By Caleb Dorfman | Media & Development Coordinator
It’s 6 am and the sun has just started to rise, the morning light bathing the valley peaks and ridges in a gentle yellow hue as the doors to the Sacred Valley Health office open. In walks Escolastica, dawning her Houston Astros baseball cap and a bright pink sweater under a warm down coat. Escolastica, who was born in the high Andean community of Pampallacta, had to rise before the sun to catch the combi to bring her down into Ollantaytambo.
Rubén will be arriving soon to drive a group from the Sacred Valley Health office up to the communities of Challuacoccha and Chupani for a vitamin distribution campaign.
It's a chilly day in the Sacred Valley of Peru, and the team has plenty of blankets packed. Alli anchu, Esco says to Rubén, good morning, in the native language of Quechua. Having grown up speaking Quechua with her mother, and starting to learn Spanish at the age of ten, she is now fluent in both. The group piles in the back of Rubén’s pick up truck, and starts the long drive up to Challuacoccha.
While driving up the windy dirt road, she turns to the SVH volunteers and explains that many of the Sacred Valley Health promotoras (community health workers) have told her how empowered they feel.
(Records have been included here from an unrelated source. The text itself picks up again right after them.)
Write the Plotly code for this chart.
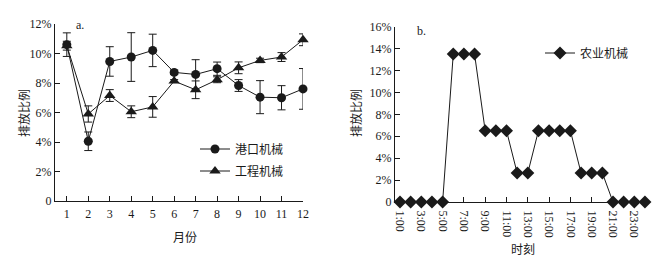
import plotly.graph_objects as go

months = list(range(1, 13))
port = [10.6, 4.05, 9.46, 9.76, 10.21, 8.72, 8.58, 8.97, 7.83, 7.04, 7.0, 7.6]
port_err = [0.8, 0.63, 1.0, 1.65, 1.1, 0.15, 1.0, 0.45, 0.4, 1.12, 0.82, 1.38]
eng = [10.53, 5.9, 7.15, 6.05, 6.38, 8.13, 7.54, 8.22, 9.03, 9.53, 9.76, 10.93]
eng_err = [0.3, 0.55, 0.4, 0.4, 0.7, 0.1, 0.6, 0.2, 0.4, 0.15, 0.3, 0.4]

hours = list(range(1, 25))
agri = [0, 0, 0, 0, 0, 13.5, 13.5, 13.5, 6.5, 6.5, 6.5, 2.65, 2.65,
        6.5, 6.5, 6.5, 6.5, 2.65, 2.65, 2.65, 0, 0, 0, 0]
hour_ticks = list(range(1, 25, 2))
hour_labels = [f"{h}:00" for h in hour_ticks]

FONT = "Liberation Serif, Noto Sans CJK SC"
CJK = "Noto Sans CJK SC, Liberation Serif"
C = "#1a1a1a"
OFF = 8  # page body margin
W, H = 671 - OFF, 266 - OFF


def px(x):
    return (x - OFF) / W


def py(y):
    return 1 - (y - OFF) / H


fig = go.Figure()
fig.add_trace(go.Scatter(
    x=months, y=port, name="港口机械", mode="lines+markers", cliponaxis=False,
    line=dict(color=C, width=1), marker=dict(symbol="circle", size=9, color=C),
    error_y=dict(type="data", array=port_err, color=C, thickness=1, width=4),
    xaxis="x", yaxis="y", legend="legend", showlegend=True))
fig.add_trace(go.Scatter(
    x=months, y=eng, name="工程机械", mode="lines+markers", cliponaxis=False,
    line=dict(color=C, width=1), marker=dict(symbol="triangle-up", size=10, color=C),
    error_y=dict(type="data", array=eng_err, color=C, thickness=1, width=4),
    xaxis="x", yaxis="y", legend="legend3", showlegend=True))
fig.add_trace(go.Scatter(
    x=hours, y=agri, name="农业机械", mode="lines+markers", cliponaxis=False,
    line=dict(color=C, width=1), marker=dict(symbol="diamond", size=10, color=C),
    xaxis="x2", yaxis="y2", legend="legend2", showlegend=True))

axis_common = dict(showline=True, linecolor=C, linewidth=1, ticks="inside",
                   ticklen=5, tickcolor=C, showgrid=False, zeroline=False,
                   automargin=False,
                   tickfont=dict(family=FONT, size=12, color=C))

leg_common = dict(xanchor="left", yanchor="middle", bgcolor="rgba(0,0,0,0)",
                  font=dict(family=CJK, size=12, color=C), visible=True)


def ann(text, x, y, font, angle=0, xanchor="center"):
    return dict(text=text, x=px(x), y=py(y), xref="paper", yref="paper",
                xanchor=xanchor, yanchor="middle", showarrow=False,
                textangle=angle, font=dict(family=font, size=12, color=C))


fig.update_layout(
    width=W, height=H, margin=dict(l=0, r=0, t=0, b=0),
    paper_bgcolor="white", plot_bgcolor="white", showlegend=True,
    font=dict(family=FONT, size=12, color=C),
    xaxis=dict(domain=[px(55), px(303)], range=[0.45, 12], tickvals=months,
               anchor="y", ticklabelstandoff=2, **axis_common),
    yaxis=dict(domain=[py(201), py(24)], range=[0, 12], tickvals=[0, 2, 4, 6, 8, 10, 12],
               ticktext=["0", "2%", "4%", "6%", "8%", "10%", "12%"], anchor="x",
               **axis_common),
    xaxis2=dict(domain=[px(395), px(649)], range=[0.53, 24.38], tickvals=hour_ticks,
                ticktext=hour_labels, tickangle=90, anchor="y2", ticklabelstandoff=5,
                **axis_common),
    yaxis2=dict(domain=[py(202), py(26.7)], range=[0, 16], tickvals=list(range(0, 17, 2)),
                ticktext=["0"] + [f"{v}%" for v in range(2, 17, 2)], anchor="x2",
                **axis_common),
    legend=dict(x=px(195), y=py(149), **leg_common),
    legend3=dict(x=px(195), y=py(171), **leg_common),
    legend2=dict(x=px(540), y=py(53), **leg_common),
    annotations=[
        ann("a.", 74, 25, FONT, xanchor="left"),
        ann("b.", 415, 31, FONT, xanchor="left"),
        ann("排放比例", 23, 113, CJK, angle=-90),
        ann("排放比例", 355, 113, CJK, angle=-90),
        ann("月份", 185, 236, CJK),
        ann("时刻", 523, 248, CJK),
    ],
)

fig.write_html("out.html")
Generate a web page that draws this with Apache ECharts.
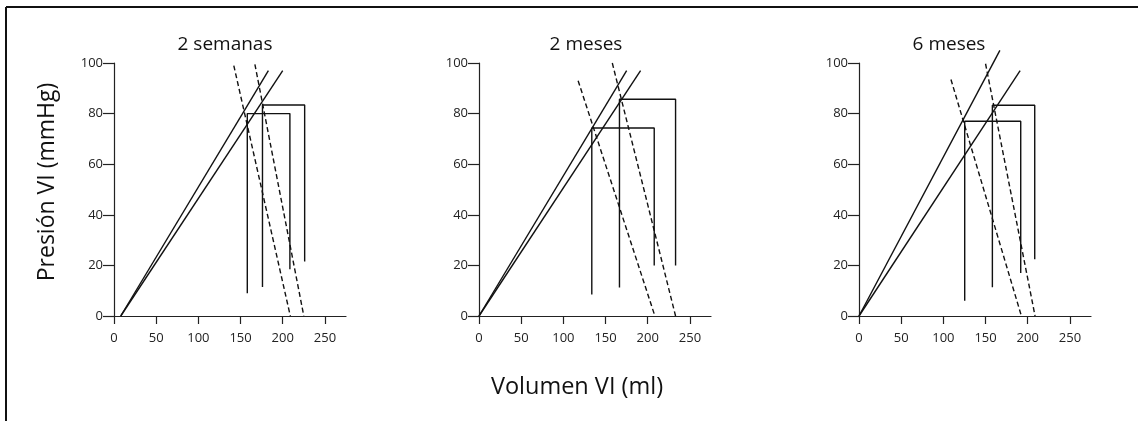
<!DOCTYPE html>
<html>
<head>
<meta charset="utf-8">
<script src="https://cdn.jsdelivr.net/npm/echarts@6/dist/echarts.min.js"></script>
<style>
  html, body { margin: 0; padding: 0; background: #fff; }
  #chart { width: 1138px; height: 421px; }
</style>
</head>
<body>
<div id="chart"></div>
<script>
var chartDom = document.getElementById('chart');
var myChart = echarts.init(chartDom);
var option;

// panel titles and ticks
const panelTitles = ['2 semanas', '2 meses', '6 meses'];
const xTicks = [0, 50, 100, 150, 200, 250];
const yTicks = [0, 20, 40, 60, 80, 100];

// solid lines (pressure-volume relation), one pair of points per panel
const solidA = [
  [[8, 0], [183, 97]],
  [[0, 0], [175, 97]],
  [[0, 0], [167, 105]]
];
const solidB = [
  [[8, 0], [200, 97]],
  [[0, 0], [191.5, 97]],
  [[0, 0], [191, 97]]
];
// dashed lines
const dashC = [
  [[142, 99], [209, 0]],
  [[117.5, 93], [208.5, 0]],
  [[109, 93.5], [192.5, 0]]
];
const dashD = [
  [[167, 99.5], [225, 0]],
  [[158, 100], [233, 0]],
  [[150, 99.7], [208.7, 0]]
];
// bracket shapes (left vertical, top, right vertical)
const loop1 = [
  [[158, 9], [158, 80], [208.5, 80], [208.5, 18.5]],
  [[133.7, 8.5], [133.7, 74.3], [207.7, 74.3], [207.7, 20]],
  [[125.3, 6], [125.3, 77], [191.7, 77], [191.7, 17]]
];
const loop2 = [
  [[176, 11.5], [176, 83.4], [226, 83.4], [226, 21.5]],
  [[166.5, 11.3], [166.5, 85.7], [233, 85.7], [233, 20]],
  [[158.1, 11.4], [158.1, 83.3], [208.3, 83.3], [208.3, 22.4]]
];

const gridLefts = [114, 479, 859];
const titleCenters = [220, 581, 944];
const FONT = 'Open Sans';

var grids = [], xAxes = [], yAxes = [], titles = [], series = [];

panelTitles.forEach(function (t, i) {
  grids.push({ left: gridLefts[i], top: 63, width: 232, height: 253 });
  titles.push({
    text: t,
    left: titleCenters[i],
    top: 30,
    textAlign: 'center',
    textStyle: { fontFamily: FONT, fontSize: 19, fontWeight: 'normal', color: '#111' }
  });
  xAxes.push({
    type: 'value',
    gridIndex: i,
    min: 0,
    max: 275,
    interval: 50,
    splitLine: { show: false },
    axisLine: { onZero: false, lineStyle: { color: '#222', width: 1.2 } },
    axisTick: { customValues: xTicks, length: 8, lineStyle: { color: '#222', width: 1.2 } },
    axisLabel: { customValues: xTicks, margin: 16, fontFamily: FONT, fontSize: 13, color: '#222' }
  });
  yAxes.push({
    type: 'value',
    gridIndex: i,
    min: 0,
    max: 100,
    interval: 20,
    splitLine: { show: false },
    axisLine: { show: true, lineStyle: { color: '#222', width: 1.2 } },
    axisTick: { show: true, length: 11, lineStyle: { color: '#222', width: 1.2 } },
    axisLabel: { margin: 11, fontFamily: FONT, fontSize: 13, color: '#222' }
  });

  function addLine(data, dashed) {
    series.push({
      type: 'line',
      xAxisIndex: i,
      yAxisIndex: i,
      data: data,
      symbol: 'none',
      clip: false,
      silent: true,
      lineStyle: { color: '#111', width: 1.4, type: dashed ? [5, 3] : 'solid' }
    });
  }
  addLine(solidA[i], false);
  addLine(solidB[i], false);
  addLine(dashC[i], true);
  addLine(dashD[i], true);
  addLine(loop1[i], false);
  addLine(loop2[i], false);
});

option = {
  animation: false,
  backgroundColor: '#fff',
  title: titles,
  grid: grids,
  xAxis: xAxes,
  yAxis: yAxes,
  series: series,
  graphic: [
    { type: 'line', shape: { x1: 6, y1: 7, x2: 1138, y2: 7 }, style: { stroke: '#111', lineWidth: 2 } },
    { type: 'line', shape: { x1: 6, y1: 7, x2: 6, y2: 421 }, style: { stroke: '#111', lineWidth: 2 } },
    {
      type: 'text', x: 47, y: 182, rotation: Math.PI / 2,
      style: { text: 'Presión VI (mmHg)', fontFamily: FONT, fontSize: 23, fill: '#111', align: 'center', verticalAlign: 'middle' }
    },
    {
      type: 'text', x: 577, y: 387,
      style: { text: 'Volumen VI (ml)', fontFamily: FONT, fontSize: 23.5, fill: '#111', align: 'center', verticalAlign: 'middle' }
    }
  ]
};

option && myChart.setOption(option);
</script>
</body>
</html>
How SVH has given women, who often don’t have an education higher than primary school, an opportunity to be leaders in their communities.
Having been educated up to second grade, Esco easily relates to their stories. Her job prospects in this part of Peru were slim until one day in 2011 when SVH founder, Keri, knocked on her door and asked her if she would like to work as an entry-level promotora. This is where her journey with SVH began. After a year and a half of working as a promotora, she became a formal “helper” of the program. After that, she became a community coordinator, and Spanish to Quechua translator, until she was offered a full-time position as a Program Manager.
Now, Esco not only helps disseminate critical health information in her community, but she also helps run the SVH programs, teaching new generations of promotoras health education and leadership skills. She says she feels very proud to be a leader, to be somebody who is looked up to, and is of crucial assistance when someone in her community is sick or injured. In a part of the world where being financially independent as a woman is uncommon, Esco is grateful for the opportunities she has been afforded. She is happy to be in a position where she can use her experiences and knowledge to empower women from other Andean communities.
SVH is honored to be a part of her story.